In past posts, we’ve roughed out for readers the definition and rational behind a carbon cap-and-trade system for lowering greenhouse gases and mitigating climate change. In 2005 such a system began in the EU under the Kyoto Protocol, and theUS Senate will start to debate the idea in June.
Now, we’d like to dig in a bit deeper to explain a hot point of debate and a new study that adds fuel to the cap-and-trade fire. If you can hold on through the acronyms, there’s reward at the end.

Key to the EU system (known as the European Trading System or ETS) is the notion of carbon offsets, more officially referred to in the Kyoto Protocol as Certified Emissions Reductions (CER), which allow carbon emitters (think big coal company) to contribute funds to projects (think wind or hydro) with small carbon footprints in developing countries (think Kenya and China). The carbon emitters get credit within the ETS for their contribution, but only if these projects wouldn’t have occurred without their support.

In theory, the exchange helps emitters comply with ETS regulations and helps developing countries avoid building greenhouse gas-emitting projects. And to assure that the new projects are legitimate, an executive board, as well as an independent third party, oversees the deal. It’s their job to make sure that all this haggling results in a reduction in greenhouse gases.

But the devil is in the details, or so finds a new study by David Victor, director of the Program on Energy and Sustainable Development at Stanford University, and his colleague Michael Wara. They write that the most popular type of CER, the Clean Development Mechanism (CDM), “…does not reflect actual reductions in emissions, and that trend is poised to get worse.”

Not good! And yet almost predictable. The system for verifying CDM credits is riddled with conflicting incentives. Victor and Wara write:

“The host governments and investors that seek credit have a strong incentive to claim that their efforts are truly additional. The regulator — in this case, the CDM Executive Board — can’t in many cases gather enough information to evaluate these claims…the CDM Executive Board is massively under-staffed and the CDM system relies on third-party verifiers to check the claims made by project proponents. In practice, these verifiers, who are paid by the project developers, have strong incentives to approve the projects they check. Further, there is scant oversight on the integrity of the verification process and no record of punishing verifiers for misconduct. Lacking any other source of information about individual projects and facing pressure from both developing and developed country governments, the CDM Executive Board is prone to approve projects.”

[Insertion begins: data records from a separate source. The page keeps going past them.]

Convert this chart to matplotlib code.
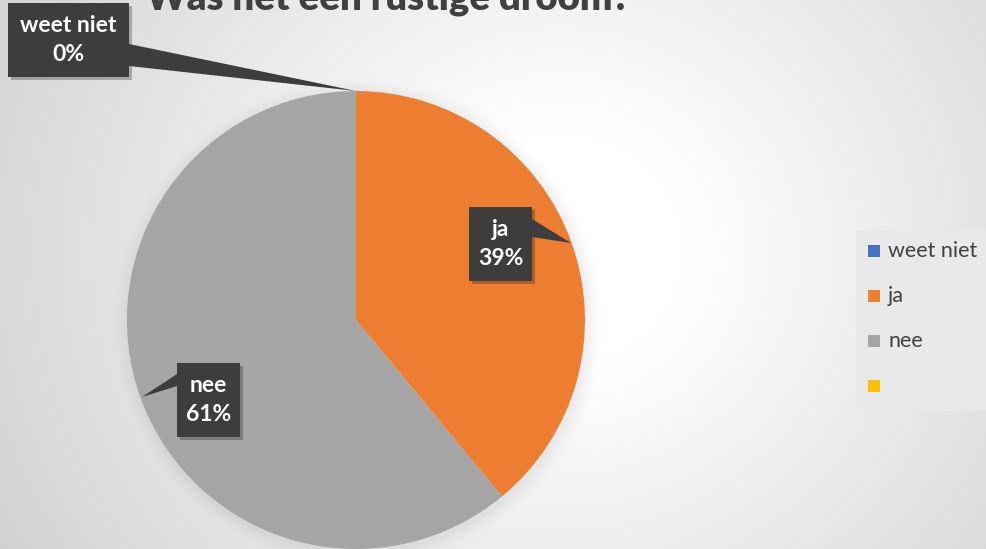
import matplotlib
matplotlib.use("Agg")
import matplotlib.pyplot as plt
import numpy as np
from matplotlib.patches import Polygon, Rectangle

W, H = 987, 549

categories = ["weet niet", "ja", "nee", ""]
values = [0, 39, 61, 0]
colors = ["#4472C4", "#ED7D31", "#A5A5A5", "#FFC000"]
title = "Was het een rustige droom?"
label_texts = ["weet niet\n0%", "ja\n39%", "nee\n61%"]

fig = plt.figure(figsize=(W / 100, H / 100), dpi=100)
ax = fig.add_axes([0, 0, 1, 1])

def py(y):
    return H - y

# radial gradient background
xx, yy = np.meshgrid(np.arange(W), np.arange(H))
r = np.sqrt(((xx - 560) / 1.0) ** 2 + ((yy - 250) / 0.95) ** 2)
t = np.clip((r - 120) / 560, 0, 1)
val = 1.0 - 0.19 * t
img = np.dstack([val, val, val])
ax.imshow(img, extent=[0, W, 0, H], origin="upper", zorder=0, aspect="auto")

# soft shadow around pie
cx, cy, R = 356, 320, 229
for i, a in enumerate(np.linspace(0.012, 0.002, 8)):
    c = plt.Circle((cx + 2, py(cy) - 3), R + 2 + i * 2.2, color="black", alpha=a, zorder=1, lw=0)
    ax.add_patch(c)

ax.pie(values, colors=colors, startangle=90, counterclock=False,
       center=(cx, py(cy)), radius=R, frame=True,
       wedgeprops=dict(linewidth=0, zorder=2))

def callout(box, tail, text):
    x0, y0, x1, y1 = box
    sh = Rectangle((x0 + 3, py(y1) - 3), x1 - x0, y1 - y0, color="black", alpha=0.25, lw=0, zorder=4)
    ax.add_patch(sh)
    ax.add_patch(Polygon([(x, py(y)) for x, y in tail], closed=True, color="#3d3d3d", lw=0, zorder=5))
    ax.add_patch(Rectangle((x0, py(y1)), x1 - x0, y1 - y0, facecolor="#3d3d3d", lw=0, zorder=5))
    ax.text((x0 + x1) / 2, py((y0 + y1) / 2), text, color="white", fontsize=16.5,
            fontweight="bold", family="Lato", ha="center", va="center",
            linespacing=1.5, zorder=6)

callout((8, 3, 129, 77), [(129, 44), (356, 91), (129, 66)], label_texts[0])
callout((469, 207, 532, 281), [(532, 219), (571, 243), (532, 237)], label_texts[1])
callout((177, 363, 240, 437), [(177, 374), (142, 397), (177, 386)], label_texts[2])

# title (cut off at the top, as in the reference)
ax.text(388, py(9), title, fontsize=27.5, fontweight="heavy", family="Lato",
        color="#404040", ha="center", va="baseline", zorder=6)

# legend
ax.add_patch(Rectangle((856, py(411)), 140, 181, facecolor="#e9e9e9", lw=0, zorder=3))
for i, (cat, col) in enumerate(zip(categories, colors)):
    yc = 251 + i * 45
    ax.add_patch(Rectangle((868, py(yc + 6)), 12, 12, facecolor=col, lw=0, zorder=4))
    ax.text(888, py(yc), cat, fontsize=15.5, family="Lato", color="#404040",
            ha="left", va="center", zorder=4)

ax.set_xlim(0, W)
ax.set_ylim(0, H)
ax.set_aspect("auto")
ax.axis("off")
fig.savefig("out.png", dpi=100)
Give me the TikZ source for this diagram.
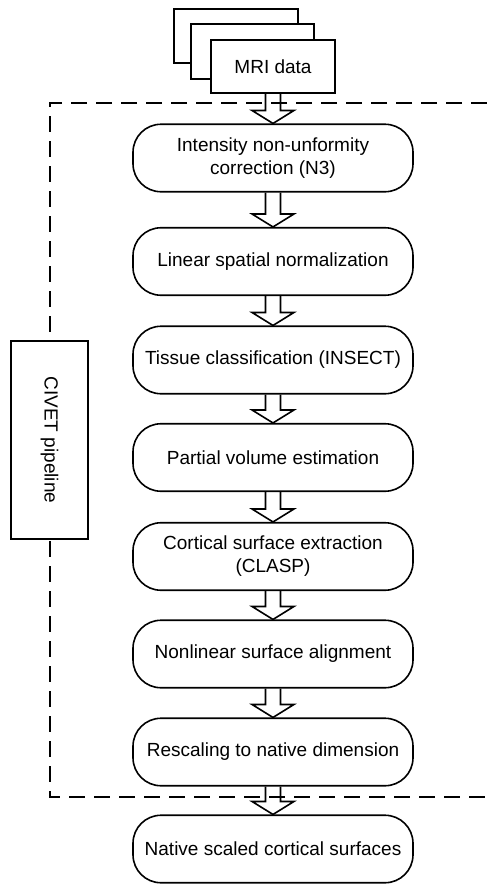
\documentclass[tikz,border=0pt]{standalone}
\usepackage{fontspec}
\setmainfont{Liberation Sans}
\usetikzlibrary{calc}

\tikzset{
  txt/.style={font=\fontsize{19}{23}\selectfont},
  page/.style={draw, line width=1.6pt, fill=white},
  stage/.style={draw, line width=1.6pt, fill=white, rounded corners=28pt,
    minimum width=280pt, minimum height=67.5pt, inner sep=0pt, align=center, txt},
  sidebox/.style={draw, line width=1.6pt, fill=white, minimum width=77pt,
    minimum height=198pt, inner sep=0pt, txt},
  blockarrow/.style={draw, line width=1.6pt, line join=miter},
  frame/.style={draw, line width=1.8pt, dash pattern=on 16pt off 9pt}
}

% hollow block arrow from the bottom of #1 to the top of #2
\newcommand\blockarrow[2]{%
  \draw[blockarrow] ($(#1.south)+(-7.5,0)$) -- ($(#2.north)+(-7.5,-13)$)
    -- ($(#2.north)+(-21,-13)$) -- (#2.north) -- ($(#2.north)+(21,-13)$)
    -- ($(#2.north)+(7.5,-13)$) -- ($(#1.south)+(7.5,0)$);}

\begin{document}
\begin{tikzpicture}[x=1pt,y=-1pt]
\useasboundingbox (0,0) rectangle (487,884);

% stack of input volumes
\draw[page] (174,9) rectangle (298,63);
\draw[page] (191,24) rectangle (314,79);
\node[page, minimum width=124pt, minimum height=53pt, inner sep=0pt, txt] (mri) at (273,66.5) {MRI data};

% processing stages
\node[stage] (n3)   at (273,158)   {Intensity non-unformity\\correction (N3)};
\node[stage] (lin)  at (273,261.5) {Linear spatial normalization};
\node[stage] (cls)  at (273,360)   {Tissue classification (INSECT)};
\node[stage] (pve)  at (273,457.5) {Partial volume estimation};
\node[stage] (clasp) at (273,556.5) {Cortical surface extraction\\(CLASP)};
\node[stage] (nlin) at (273,654)   {Nonlinear surface alignment};
\node[stage] (resc) at (273,752)   {Rescaling to native dimension};
\node[stage] (out)  at (273,849)   {Native scaled cortical surfaces};

\blockarrow{mri}{n3}
\blockarrow{n3}{lin}
\blockarrow{lin}{cls}
\blockarrow{cls}{pve}
\blockarrow{pve}{clasp}
\blockarrow{clasp}{nlin}
\blockarrow{nlin}{resc}
\blockarrow{resc}{out}

% pipeline boundary
\coordinate (ftr) at (487,103);
\coordinate (ftl) at (50,103);
\coordinate (fbl) at (50,797);
\coordinate (fbr) at (487,797);
\draw[frame] (ftr) -- (ftl) -- (fbl) -- (fbr);

\node[sidebox] (civet) at (49.5,440) {\rotatebox{-90}{CIVET pipeline}};
\end{tikzpicture}
\end{document}
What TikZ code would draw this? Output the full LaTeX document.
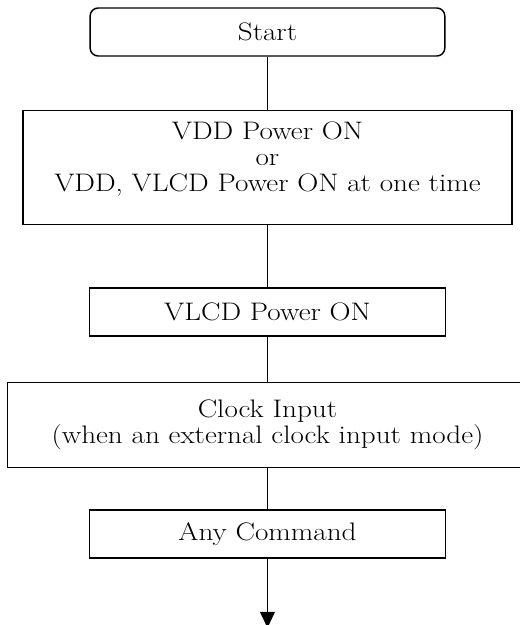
\documentclass[tikz,border=0pt]{standalone}
\usepackage{fontspec}
\setmainfont[FakeStretch=1.15]{Latin Modern Roman}
\usetikzlibrary{positioning,arrows.meta}
\tikzset{
  stepbox/.style={draw=black,line width=1.1pt,minimum height=36pt,align=center,inner sep=0pt,font=\fontsize{19}{19.5}\selectfont},
  startbox/.style={stepbox,rounded corners=6pt},
  lnk/.style={line width=1.1pt},
  lnkend/.style={lnk,-{Triangle[length=12pt,width=11pt]}},
}
\begin{document}
\begin{tikzpicture}[node distance=36pt]
  \useasboundingbox (0,0) rectangle (389.25pt,-468.75pt);
  \node[startbox,minimum width=266pt] (start) at (200.6pt,-24pt) {Start};
  \node[stepbox,minimum width=367pt,minimum height=85.5pt,below=39.75pt of start] (vdd) {VDD Power ON\\or\\VDD, VLCD Power ON at one time\\[-4pt]\mbox{}};
  \node[stepbox,minimum width=267pt,below=46.5pt of vdd] (vlcd) {VLCD Power ON};
  \node[stepbox,minimum width=390pt,minimum height=63.75pt,below=33.75pt of vlcd] (clk) {Clock Input\\(when an external clock input mode)\\[-14pt]\mbox{}};
  \node[stepbox,minimum width=267pt,below=30.75pt of clk] (any) {Any Command};
  \coordinate[below=52pt of any] (out);
  \draw[lnk](start)--(vdd);
  \draw[lnk](vdd)--(vlcd);
  \draw[lnk](vlcd)--(clk);
  \draw[lnk](clk)--(any);
  \draw[lnkend](any)--(out);
\end{tikzpicture}
\end{document}
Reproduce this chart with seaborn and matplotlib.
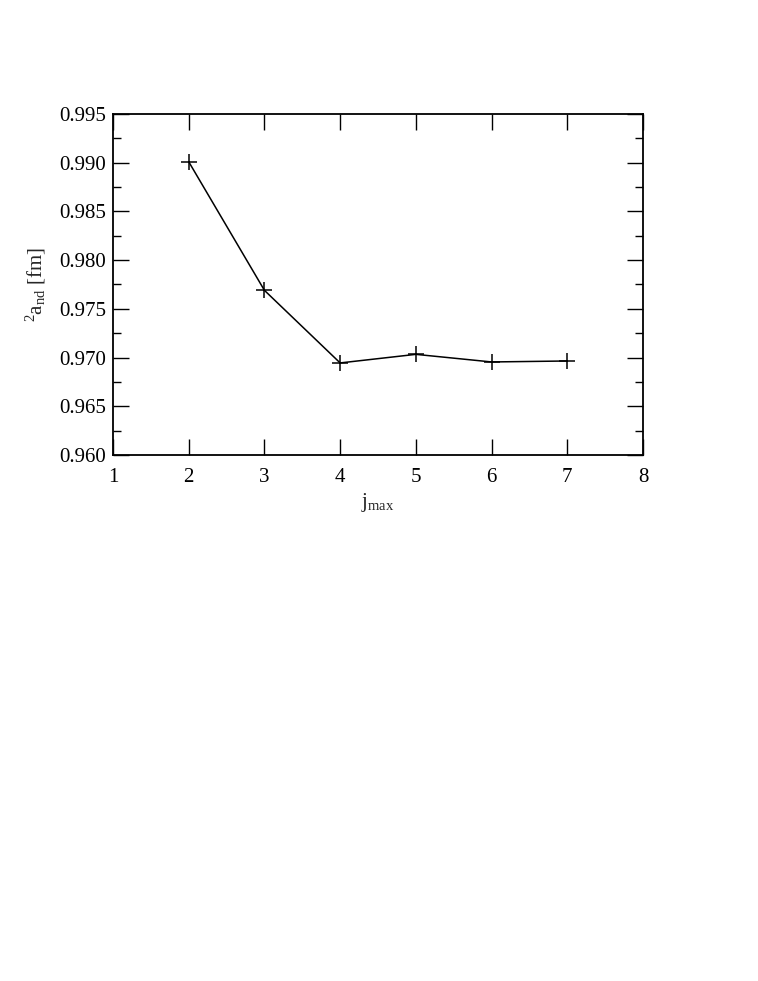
import matplotlib
matplotlib.use("Agg")
import matplotlib.pyplot as plt
import seaborn as sns
import pandas as pd
from matplotlib.ticker import MultipleLocator

jmax = [2, 3, 4, 5, 6, 7]
a_nd = [0.9901, 0.9769, 0.96945, 0.97033, 0.96955, 0.96965]

sns.set_style("ticks")
plt.rcParams['font.family'] = ['Liberation Serif', 'DejaVu Serif']
plt.rcParams['mathtext.fontset'] = 'custom'
plt.rcParams['mathtext.rm'] = 'Liberation Serif'
plt.rcParams['mathtext.it'] = 'Liberation Serif:italic'

df = pd.DataFrame({"jmax": jmax, "a": a_nd})

fig = plt.figure(figsize=(7.58, 9.81), dpi=100)
ax = fig.add_axes([113/758, 1 - 455/981, (643-113)/758, (455-114)/981])
sns.lineplot(data=df, x="jmax", y="a", ax=ax, color="black", linewidth=1.1,
             marker="+", markersize=11.5, markeredgewidth=1.1, markeredgecolor="black")

ax.set_xlim(1, 8)
ax.set_ylim(0.960, 0.995)
ax.xaxis.set_major_locator(MultipleLocator(1))
ax.yaxis.set_major_locator(MultipleLocator(0.005))
ax.yaxis.set_minor_locator(MultipleLocator(0.0025))
ax.yaxis.set_major_formatter(matplotlib.ticker.FormatStrFormatter('%.3f'))
ax.tick_params(which='both', direction='in', top=True, right=True, labelsize=15, width=1, colors='black')
ax.tick_params(which='major', length=11.5)
ax.tick_params(which='minor', length=5.5)
ax.tick_params(axis='x', which='major', pad=9)
ax.tick_params(axis='y', which='major', pad=5)
for s in ax.spines.values():
    s.set_linewidth(1.3)
    s.set_color('black')

ax.set_xlabel(r"j$_{\mathrm{max}}$", fontsize=15, labelpad=3)
ax.set_ylabel(r"$^{2}$a$_{\mathrm{nd}}$ [fm]", fontsize=15, labelpad=8)

fig.savefig("out.png", dpi=100)
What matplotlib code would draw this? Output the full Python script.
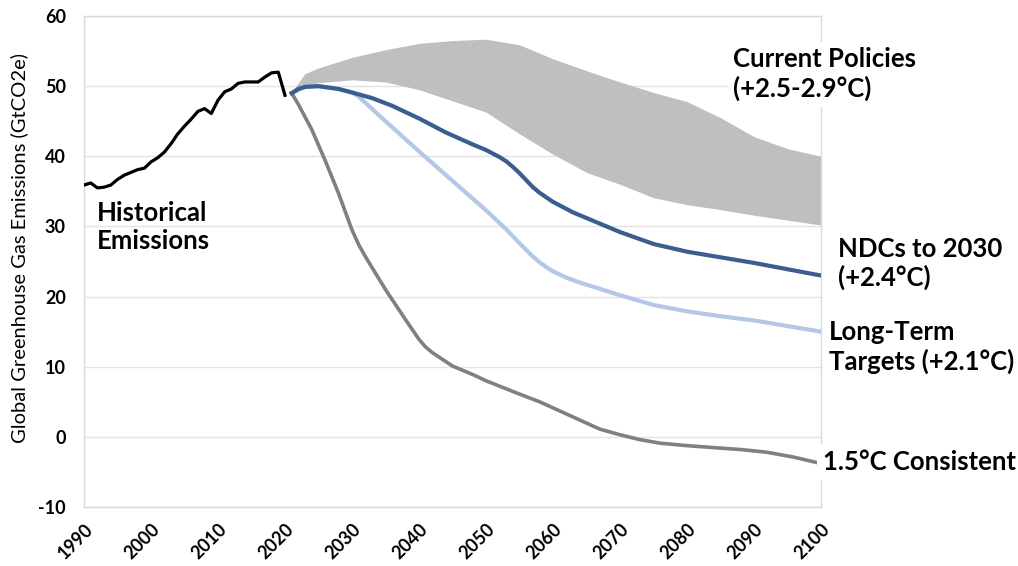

Their study goes on to suggest possible reforms to the CDM system, such as requiring an entity other than project developers to pay third party verifiers and limiting the number of CDM projects under consideration.

Now about that reward we promised. Having made it this far in the ethereal world of climate change policy, you have officially reached the level of ‘carbon wonk’  a term so insidery it hasn’t even hit Wikipedia. Congratulations, Grasshopper.